EDF Says Time Has Run Out for UK Nuclear Power Station Government Wanted to Keep

EDF Says Time Has Run Out for UK Nuclear Power Station Government Wanted to Keep
Hinkley Point B power station in Somerset. (Andrew Matthews/PA)
Chris Summers
5/31/2022
Updated:
5/31/2022

EDF Energy, which is 85 percent owned by France, says it is too late to stop the shutdown of the Hinkley Point B nuclear power station in Somerset despite suggestions the British government wanted to keep it going for a few more years.

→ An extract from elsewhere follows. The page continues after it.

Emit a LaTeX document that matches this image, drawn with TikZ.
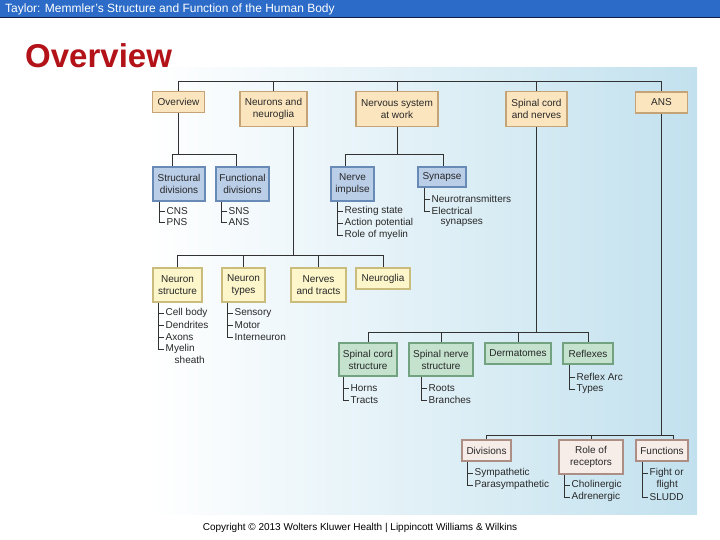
\documentclass[tikz,border=0pt]{standalone}
\usepackage{fontspec}
\setmainfont{Liberation Sans}
\usetikzlibrary{calc}
\definecolor{hdr}{RGB}{44,108,200}
\definecolor{hdrline}{RGB}{20,30,70}
\definecolor{ttl}{RGB}{178,18,24}
\definecolor{panelm}{RGB}{234,244,250}
\definecolor{panelr}{RGB}{194,225,238}
\definecolor{linec}{RGB}{50,50,50}
\definecolor{txtc}{RGB}{40,40,40}
\definecolor{fa}{RGB}{251,229,190}
\definecolor{da}{RGB}{196,164,118}
\definecolor{fb}{RGB}{186,206,232}
\definecolor{db}{RGB}{104,138,182}
\definecolor{fc}{RGB}{252,246,202}
\definecolor{dc}{RGB}{202,188,124}
\definecolor{fd}{RGB}{196,226,206}
\definecolor{dd}{RGB}{114,162,128}
\definecolor{fe}{RGB}{246,236,232}
\definecolor{de}{RGB}{172,142,132}
\begin{document}
\begin{tikzpicture}[x=1pt,y=-1pt,
  ln/.style={draw=linec, line width=0.8pt},
  bx/.style={draw, line width=1.4pt, inner sep=0pt, align=center,
    font=\fontsize{10}{12}\selectfont, text=txtc},
  bxa/.style={bx, fill=fa, draw=da},
  bxb/.style={bx, fill=fb, draw=db},
  bxc/.style={bx, fill=fc, draw=dc},
  bxd/.style={bx, fill=fd, draw=dd},
  bxe/.style={bx, fill=fe, draw=de},
  itm/.style={anchor=west, inner sep=0pt, inner xsep=1.5pt,
    font=\fontsize{10}{12}\selectfont, text=txtc}]
\useasboundingbox (0,0) rectangle (720,540);
\fill[white] (0,0) rectangle (720,540);
% header
\fill[hdr] (0,0) rectangle (720,18);
\draw[hdrline, line width=1pt] (0,18) -- (720,18);
\node[anchor=west, inner sep=0pt, text=white, font=\fontsize{12}{14}\selectfont] (hd) at (5,9.5)
  {Taylor: Memmler's Structure and Function of the Human Body};
\node[anchor=base west, inner sep=0pt, text=ttl, font=\fontsize{33}{36}\selectfont\bfseries] (tt) at (25,68) {Overview};
% panel
\shade[left color=white, middle color=panelm, right color=panelr] (148,68) rectangle (697,514);
\node[inner sep=0pt, font=\fontsize{10}{12}\selectfont, text=black] (cp) at (360,528)
  {Copyright \textcopyright{} 2013 Wolters Kluwer Health | Lippincott Williams \& Wilkins};

% row 1
\node[bxa, minimum width=52, minimum height=21] (ov) at (178.5,102) {Overview};
\node[bxa, minimum width=67, minimum height=35] (nn) at (273.5,109) {Neurons and\\neuroglia};
\node[bxa, minimum width=82, minimum height=35] (ns) at (397,109) {Nervous system\\at work};
\node[bxa, minimum width=61, minimum height=35] (sc) at (536.5,109) {Spinal cord\\and nerves};
\node[bxa, minimum width=52, minimum height=21] (ans) at (661.5,102.5) {ANS};
% row 2
\node[bxb, minimum width=52, minimum height=34] (sd) at (179,184) {Structural\\divisions};
\node[bxb, minimum width=53, minimum height=34] (fdv) at (242.5,184) {Functional\\divisions};
\node[bxb, minimum width=43, minimum height=34] (ni) at (352.5,184) {Nerve\\impulse};
\node[bxb, minimum width=48, minimum height=20] (sy) at (442,177) {Synapse};
% row 3
\node[bxc, minimum width=49, minimum height=34] (nst) at (177.5,285) {Neuron\\structure};
\node[bxc, minimum width=43, minimum height=34] (nty) at (243.5,285) {Neuron\\types};
\node[bxc, minimum width=55, minimum height=34] (ntr) at (318.5,285) {Nerves\\and tracts};
\node[bxc, minimum width=54, minimum height=21] (ngl) at (383,278.5) {Neuroglia};
% row 4
\node[bxd, minimum width=58, minimum height=33] (scs) at (368,359.5) {Spinal cord\\structure};
\node[bxd, minimum width=64, minimum height=33] (sns) at (441,359.5) {Spinal nerve\\structure};
\node[bxd, minimum width=66, minimum height=21] (der) at (518,353.5) {Dermatomes};
\node[bxd, minimum width=50, minimum height=21] (rfx) at (588,353.5) {Reflexes};
% row 5
\node[bxe, minimum width=49, minimum height=21] (dvs) at (486.5,450.5) {Divisions};
\node[bxe, minimum width=64, minimum height=34] (rol) at (591,457) {Role of\\receptors};
\node[bxe, minimum width=52, minimum height=21] (fun) at (662,450.5) {Functions};

% tree connectors
\coordinate (top) at (0,81);
\draw[ln] (ov.north) -- (ov.north |- top) -- (ans.north |- top) -- (ans.north);
\draw[ln] (nn.north) -- (nn.north |- top);
\draw[ln] (ns.north) -- (ns.north |- top);
\draw[ln] (sc.north) -- (sc.north |- top);

\coordinate (h2) at (0,154);
\coordinate (d1) at (172,154);
\coordinate (d2) at (236,154);
\coordinate (d3) at (345,154);
\coordinate (d4) at (443,154);
\draw[ln] (ov.south) -- (ov.south |- h2);
\draw[ln] (sd.north -| d1) -- (d1) -- (d2) -- (fdv.north -| d2);
\draw[ln] (ns.south) -- (ns.south |- h2);
\draw[ln] (ni.north -| d3) -- (d3) -- (d4) -- (sy.north -| d4);

\coordinate (v1) at (293,0);
\coordinate (h3) at (0,255);
\draw[ln] (nn.south -| v1) -- (v1 |- h3);
\draw[ln] (nst.north) -- (nst.north |- h3) -- (ngl.north |- h3) -- (ngl.north);
\draw[ln] (nty.north) -- (nty.north |- h3);
\draw[ln] (ntr.north) -- (ntr.north |- h3);

\coordinate (h4) at (0,332);
\draw[ln] (sc.south) -- (sc.south |- h4);
\draw[ln] (scs.north) -- (scs.north |- h4) -- (rfx.north |- h4) -- (rfx.north);
\draw[ln] (sns.north) -- (sns.north |- h4);
\draw[ln] (der.north) -- (der.north |- h4);

\coordinate (h5) at (0,435);
\coordinate (d5) at (673,435);
\draw[ln] (ans.south) -- (ans.south |- h5);
\draw[ln] (dvs.north) -- (dvs.north |- h5) -- (d5) -- (fun.north -| d5);
\draw[ln] (rol.north) -- (rol.north |- h5);

% lists
% Structural divisions
\node[itm] (a1) at (165,211) {CNS};
\node[itm] (a2) at (165,222) {PNS};
\coordinate (ca) at ($(a2.west)+(-5.5,0)$);
\draw[ln] (ca |- sd.south) -- (ca) -- (a2.west);
\draw[ln] (a1.west) -- ++(-5.5,0);
% Functional divisions
\node[itm] (b1) at (227,211) {SNS};
\node[itm] (b2) at (227,222) {ANS};
\coordinate (cb) at ($(b2.west)+(-5.5,0)$);
\draw[ln] (cb |- fdv.south) -- (cb) -- (b2.west);
\draw[ln] (b1.west) -- ++(-5.5,0);
% Nerve impulse
\node[itm] (e1) at (343,211) {Resting state};
\node[itm] (e2) at (343,223) {Action potential};
\node[itm] (e3) at (343,235) {Role of myelin};
\coordinate (ce) at ($(e3.west)+(-5.5,0)$);
\draw[ln] (ce |- ni.south) -- (ce) -- (e3.west);
\draw[ln] (e1.west) -- ++(-5.5,0);
\draw[ln] (e2.west) -- ++(-5.5,0);
% Synapse
\node[itm] (g1) at (430,199) {Neurotransmitters};
\node[itm] (g2) at (430,211) {Electrical};
\node[itm] (g3) at (439,223) {synapses};
\coordinate (cg) at ($(g2.west)+(-5.5,0)$);
\draw[ln] (cg |- sy.south) -- (cg) -- (g2.west);
\draw[ln] (g1.west) -- ++(-5.5,0);
% Neuron structure
\node[itm] (k1) at (164,313) {Cell body};
\node[itm] (k2) at (164,325) {Dendrites};
\node[itm] (k3) at (164,337) {Axons};
\node[itm] (k4) at (164,349) {Myelin};
\node[itm] (k5) at (173,360) {sheath};
\coordinate (ck) at ($(k4.west)+(-5.5,0)$);
\draw[ln] (ck |- nst.south) -- (ck) -- (k4.west);
\draw[ln] (k1.west) -- ++(-5.5,0);
\draw[ln] (k2.west) -- ++(-5.5,0);
\draw[ln] (k3.west) -- ++(-5.5,0);
% Neuron types
\node[itm] (m1) at (233,313) {Sensory};
\node[itm] (m2) at (233,325) {Motor};
\node[itm] (m3) at (233,337) {Interneuron};
\coordinate (cm) at ($(m3.west)+(-5.5,0)$);
\draw[ln] (cm |- nty.south) -- (cm) -- (m3.west);
\draw[ln] (m1.west) -- ++(-5.5,0);
\draw[ln] (m2.west) -- ++(-5.5,0);
% Spinal cord structure
\node[itm] (p1) at (349,388) {Horns};
\node[itm] (p2) at (349,400) {Tracts};
\coordinate (cpp) at ($(p2.west)+(-5.5,0)$);
\draw[ln] (cpp |- scs.south) -- (cpp) -- (p2.west);
\draw[ln] (p1.west) -- ++(-5.5,0);
% Spinal nerve structure
\node[itm] (q1) at (427,388) {Roots};
\node[itm] (q2) at (427,400) {Branches};
\coordinate (cq) at ($(q2.west)+(-5.5,0)$);
\draw[ln] (cq |- sns.south) -- (cq) -- (q2.west);
\draw[ln] (q1.west) -- ++(-5.5,0);
% Reflexes
\node[itm] (r1) at (575,377) {Reflex Arc};
\node[itm] (r2) at (575,389) {Types};
\coordinate (cr) at ($(r2.west)+(-5.5,0)$);
\draw[ln] (cr |- rfx.south) -- (cr) -- (r2.west);
\draw[ln] (r1.west) -- ++(-5.5,0);
% Divisions
\node[itm] (s1) at (473,473) {Sympathetic};
\node[itm] (s2) at (473,485) {Parasympathetic};
\coordinate (cs) at ($(s2.west)+(-5.5,0)$);
\draw[ln] (cs |- dvs.south) -- (cs) -- (s2.west);
\draw[ln] (s1.west) -- ++(-5.5,0);
% Role of receptors
\node[itm] (u1) at (570,485) {Cholinergic};
\node[itm] (u2) at (570,497) {Adrenergic};
\coordinate (cu) at ($(u2.west)+(-5.5,0)$);
\draw[ln] (cu |- rol.south) -- (cu) -- (u2.west);
\draw[ln] (u1.west) -- ++(-5.5,0);
% Functions
\node[itm] (w1) at (648,473) {Fight or};
\node[itm] (w2) at (655,485) {flight};
\node[itm] (w3) at (648,497) {SLUDD};
\coordinate (cw) at ($(w3.west)+(-5.5,0)$);
\draw[ln] (cw |- fun.south) -- (cw) -- (w3.west);
\draw[ln] (w1.west) -- ++(-5.5,0);
\end{tikzpicture}
\end{document}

The site is next door to the £25 billion Hinkley Point C station which is being built by EDF Energy and China General Nuclear Power Group (CGN) and is due to come into operation in 2027, supplying seven percent of Britain’s energy needs.
On Monday the Parliamentary Under-Secretary for the Department of Digital, Culture, Media, and Sport Chris Philp told Times Radio that Business Secretary Kwasi Kwarteng was considering if Hinkley Point B might “continue beyond its planned end” if it complies with its “safety certification.”

Philp said this could be a “sensible precautionary measure” in view of the disruption which has been caused to the international gas market by the Russian invasion of Ukraine.

Previously EDF announced Hinkley Point B—which was built in the late 1960s and has been generating energy since 1976—would be decommissioned from November 2020 and would enter the defueling phase by the end of July 2022.

The Financial Times reported this week that EDF said although it was “technically feasible” to extend operations at Hinkley Point B for up to six months, the time needed to do this had “now run out.”

An EDF spokesman said: “It has reliably produced zero carbon electricity for over 46 years, more than 15 years longer than envisaged when built, and will complete its generating phase as the most productive nuclear site the UK has ever had.”

Hinkley Point B, an advanced gas-cooled reactor, has produced more than 300 terawatt-hours of power in its lifetime, enough to keep the electricity on in every home in Britain for three years.

Last month Kwarteng wrote to the owners of Britain’s last remaining coal-fired power stations to ask them to stay open a bit longer to cope with a looming energy crisis in the 2022–2023 winter.

Energy bills have risen enormously in Britain as gas prices spike as a result of a number of factors, including the sanctions on Russia.

A government spokesman said: “Any extensions to operational dates for the UK’s nuclear power stations are a matter for the operator of the stations, EDF, and the regulator the Office for Nuclear Regulation, which are based on safety considerations. The government has no direct involvement in this process and has not made any requests of this kind.”